Dévoré d’inquiétude, incapable de tout labeur et m’appliquant un régime de malade, j’ai lu quelques romans anglais afin d’échapper un moment par le vrai à l’invraisemblable ; j’ai parcouru des romans de chevalerie, aimant à suivre dans le cycle de la Table Ronde les aventures de braves guerriers temporairement paralysés par de maudits enchanteurs en punition de grandes fautes. Enfin, comme le merveilleux sied surtout à l’homme quand le raisonnable lui fait défaut, je me surprends, quêtant de toutes mains des prophéties de vieilles femmes, dans l’espoir qu’un peu d’or pourrait bien se dégager de ces scories ; et je m’efforce de croire, avec le grand poète de la théologie catholique, que « les principaux événements de l’histoire ont tous été prédits. »

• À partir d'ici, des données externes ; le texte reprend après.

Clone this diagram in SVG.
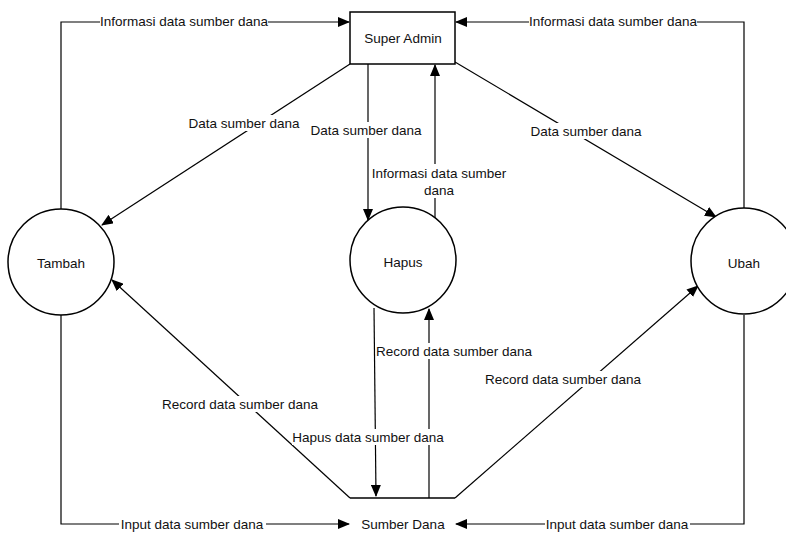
<svg xmlns="http://www.w3.org/2000/svg" width="786" height="548" viewBox="0 0 786 548">
<style>
.ln{fill:none;stroke:#000;stroke-width:1.2}
.nd{fill:#fff;stroke:#000;stroke-width:1.5}
.t{font-family:"Liberation Sans",Arial,sans-serif;font-size:13.5px;fill:#111;text-anchor:middle;dominant-baseline:central}
.bg{fill:#fff}
</style>
<defs>
<marker id="ar" markerWidth="12" markerHeight="10" refX="11" refY="5" orient="auto" markerUnits="userSpaceOnUse">
<path d="M0,0 L12,5 L0,10 Z" fill="#000"/>
</marker>
</defs>
<rect width="786" height="548" fill="#fff"/>
<g id="connectors">
<path class="ln" d="M61,209 V22 H349" marker-end="url(#ar)"/>
<path class="ln" d="M744,208 V22 H456" marker-end="url(#ar)"/>
<path class="ln" d="M350,64 L102,225" marker-end="url(#ar)"/>
<path class="ln" d="M368,64 V220" marker-end="url(#ar)"/>
<path class="ln" d="M435,220 V65" marker-end="url(#ar)"/>
<path class="ln" d="M455,62 L716,217" marker-end="url(#ar)"/>
<path class="ln" d="M61,315 V524 H349" marker-end="url(#ar)"/>
<path class="ln" d="M744,315 V524 H456" marker-end="url(#ar)"/>
<path class="ln" d="M350,498 L112,280" marker-end="url(#ar)"/>
<path class="ln" d="M374,308 L376,496" marker-end="url(#ar)"/>
<path class="ln" d="M429,498 V309" marker-end="url(#ar)"/>
<path class="ln" d="M455,498 L698,286" marker-end="url(#ar)"/>
<g id="labels">
<rect class="bg" x="100" y="14" width="168" height="16"/><text class="t" x="184" y="21">Informasi data sumber dana</text>
<rect class="bg" x="529" y="14" width="168" height="16"/><text class="t" x="613" y="21">Informasi data sumber dana</text>
<rect class="bg" x="189" y="115" width="111" height="16"/><text class="t" x="244" y="123">Data sumber dana</text>
<rect class="bg" x="311" y="122" width="111" height="16"/><text class="t" x="366" y="130">Data sumber dana</text>
<rect class="bg" x="370" y="164" width="138" height="34"/><text class="t" x="439" y="173">Informasi data sumber</text><text class="t" x="439" y="190">dana</text>
<rect class="bg" x="531" y="123" width="111" height="16"/><text class="t" x="586" y="131">Data sumber dana</text>
<rect class="bg" x="162" y="396" width="156" height="16"/><text class="t" x="240" y="404">Record data sumber dana</text>
<rect class="bg" x="292" y="429" width="152" height="16"/><text class="t" x="368" y="437">Hapus data sumber dana</text>
<rect class="bg" x="377" y="343" width="155" height="16"/><text class="t" x="454" y="351">Record data sumber dana</text>
<rect class="bg" x="486" y="371" width="155" height="16"/><text class="t" x="563" y="379">Record data sumber dana</text>
<rect class="bg" x="119" y="516" width="147" height="16"/><text class="t" x="192" y="524">Input data sumber dana</text>
<rect class="bg" x="545" y="516" width="145" height="16"/><text class="t" x="617" y="524">Input data sumber dana</text>
</g>
</g>
<g id="super-admin"><rect class="nd" x="350" y="12" width="105" height="52"/><text class="t" x="403" y="38">Super Admin</text></g>
<g id="tambah"><circle class="nd" cx="61" cy="262" r="53"/><text class="t" x="61" y="263">Tambah</text></g>
<g id="hapus"><circle class="nd" cx="403" cy="260" r="53"/><text class="t" x="403" y="262">Hapus</text></g>
<g id="ubah"><circle class="nd" cx="744" cy="261" r="53"/><text class="t" x="744" y="263">Ubah</text></g>
<g id="sumber-dana"><path class="ln" d="M350,498 H455" style="stroke-width:1.5"/><text class="t" x="403" y="524">Sumber Dana</text></g>
</svg>
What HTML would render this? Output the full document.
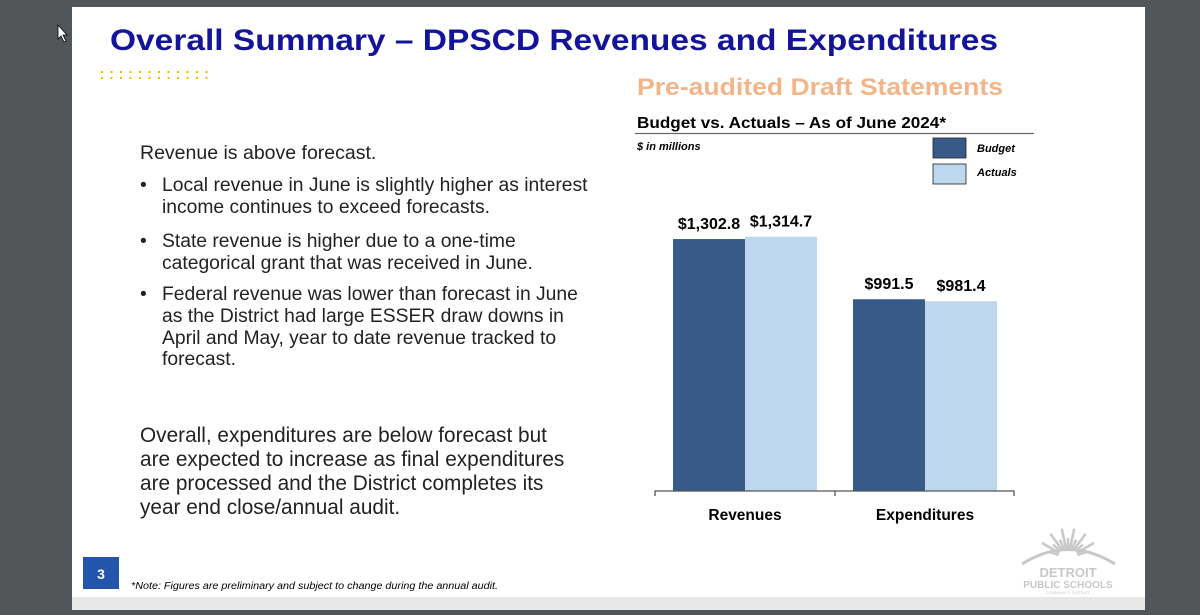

Mais cette viande creuse ne saurait suffire durant une crise qui sera bien longue, puisqu’après cette malheureuse guerre et la ruineuse occupation dont elle sera suivie, nous aurons à relever un pouvoir sur ce sol ravagé par l’ennemi et soulevé par des feux souterrains. Pour traverser moins douloureusement l’ère menaçante dont l’aurore se lève dans les horreurs de l’invasion, j’ai songé à me préparer un travail d’une rédaction facile, pour lequel je n’aurai à consulter que la bibliothèque de mes souvenirs, et où je pourrai laisser courir ma plume comme un cheval en liberté. J’entreprends donc de m’occuper un peu de moi-même, afin d’arracher quelques pages de ma vie au torrent qui aura bientôt emporté jusqu’à mon souvenir. Je n’ai pas tenu assez de place dans les affaires de mon temps pour avoir jamais la pensée de rédiger des mémoires. Je ne le permets qu’aux hommes d’État et aux valets de chambre aux uns, parce qu’ils y terminent dignement leur vie publique aux autres, pour lesquels il n’existe jamais de grands hommes, parce qu’ils nous montrent ceux-ci en déshabillé. Ces sortes d’écrits, d’ailleurs, sont toujours des apologies, et je n’ai pas plus à me défendre que je ne songe à attaquer. Je poursuis un but plus modeste et, pour moi, plus profitable.

Durant ces tristes jours où la main de Dieu, visible dans le châtiment, se dérobe à nos regards dans le but qu’elle veut atteindre, je voudrais étudier l’action continue de la Providence en l’observant dans la trame d’une vie obscure, lorsque je cesse de l’entrevoir dans l’économie générale des choses du monde. Les seules épreuves contre lesquelles l’homme demeure sans force sont celles dont le secret lui échappe, et la pensée de Dieu n’aide à tout supporter que parce qu’elle aide à tout comprendre. À l’ineffable joie de retrouver sa trace, j’aimerai à joindre celle de reconstituer l’unité morale de ma vie, en m’expliquant la filiation logique de mes opinions et de mes idées par les impressions mêmes qui les ont provoquées. Ces douces remembrances me remettront en présence de la première pensée qui ait fait battre mon cœur : elles me rappelleront des travaux entrepris et poursuivis, pour la défense de leur foi, par des amis bien chers, disparus dans la plénitude d’une confiance qui faisait notre force comme notre bonheur, et j’invoquerai leur mémoire afin d’en obtenir force et courage au déclin de mes espérances et de mes années. Le cours de ces études rétrospectives me fournira l’occasion de rétablir le sens et la portée des idées qui présidèrent en 1829 à la fondation du Correspondant, fondation que suivirent, après la révolution de 1830, les nobles luttes à l’origine desquelles je crois utile de remonter, afin d’en constater le véritable caractère ; heureux si je parviens, en dessinant d’incomplètes esquisses, à me reposer à l’ombre du passé pour alléger le poids mortel de l’heure présente !



  1. Un mois après ces lignes écrites, mon fils succombait, à l’âge de vingt-sept ans, aux fatigues du voyage d’exploration qui l’avait conduit des bouches du Mékong a celles du fleuve Bleu, à travers le Cambodge, le Laos, la Birmanie et l’Empire chinois.